For Solomon, switching up sauces and adding sprinkles of cheese are the best ways to spice things up. A batch of the same chicken, rice and greens can be dressed in tangy teriyaki one day, and a heaping of salsa and queso the next.

Professional services such as Prep Pros and Flex Foods rely on registered dieticians to break down meals, but free smartphone apps, such as MyFitnessPal, can count calories and divide dishes by serving size. Arnold suggests you not get too hung up on calculations if you don’t have a specific fitness goal and are simply seeking a healthier diet.

“It’s important to know your goal and understand the amount of food you should be eating,” Souza added. “You don’t want to waste food, and you don’t want to deprive yourself of the nutrients you should be getting. Portion control serving utensils measure your food by the ounce and are sold everywhere. They really work and help you understand the weight of your food.”

Solomon also recommends investing in high-quality, microwave-safe containers. “Glass containers heat well, but if you’re on the go, make sure you have plastic that won’t melt with the food and ruin the flavor,” he said.

For Arnold, meal prepping is a lifestyle. “A lot of people think they have to constantly be at the gym to get results, but your fitness has a lot to do with what you take in,” he said. “I remember when I was trying to bulk up and the supplements I tried taking weren’t getting me there, but a consistent diet did. I think meal prep helps you hit your goals quicker and definitely keeps you healthy long-term.”

Mango Salsa Salmon

(for four meals)

This entrée from Prep Pros goes well with a side of jasmine white rice and garlic-roasted asparagus. 

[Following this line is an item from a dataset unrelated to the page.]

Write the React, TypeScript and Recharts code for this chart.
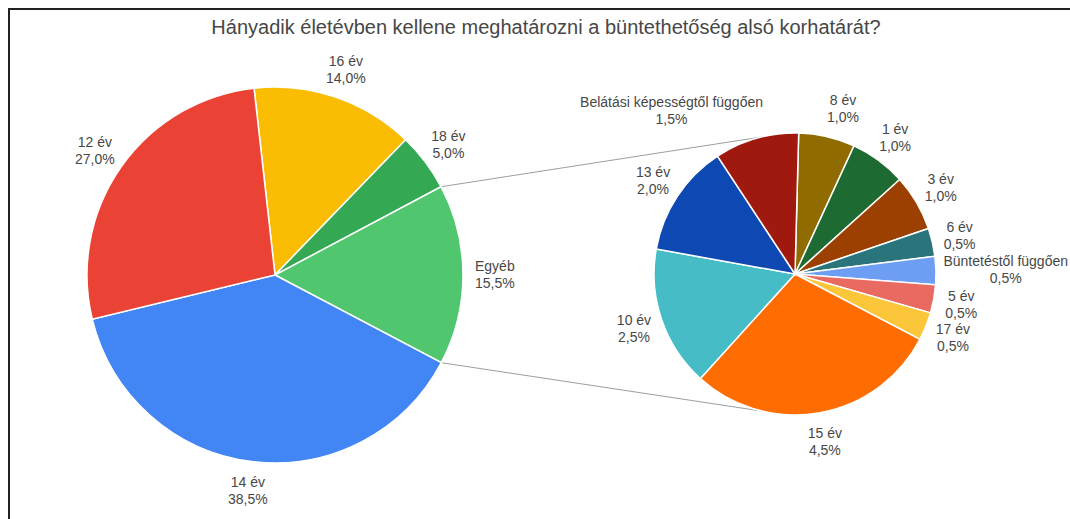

  • (2) 1lb. whole skinless salmon fillet
  • Olive oil
  • 2 tablespoons smoked paprika
  • 2 teaspoons Kosher salt
  • ½ teaspoon black pepper
  • ½ teaspoon cayenne pepper
  • ½ teaspoon garlic powder
  • ½ cup honey
  • ½ tablespoon apple cider vinegar

For the salsa

  • 2 large ripe mangoes, chopped (or substitute 2 ½ cups frozen mango)
  • ½ red onion, diced
  • ½ sweet bell pepper, chopped
  • 1 small, seedless jalapeño seedless 
  • Squeeze of lime
  • Lots of fresh chopped cilantro
  • Salt and pepper garnish  

Preheat the oven to 450 degrees. In a mixing bowl, mix honey, apple cider vinegar and seasonings and brush onto salmon filets. Once the salmon is seasoned, double wrap in heavy foil, sealing it on top. Bake for 12 minutes, then uncover and bake an additional 2–4 minutes or until center is cooked to 145 degrees. Rest for 5–10 minutes before serving. Mix ingredients of salsa and spoon over salmon.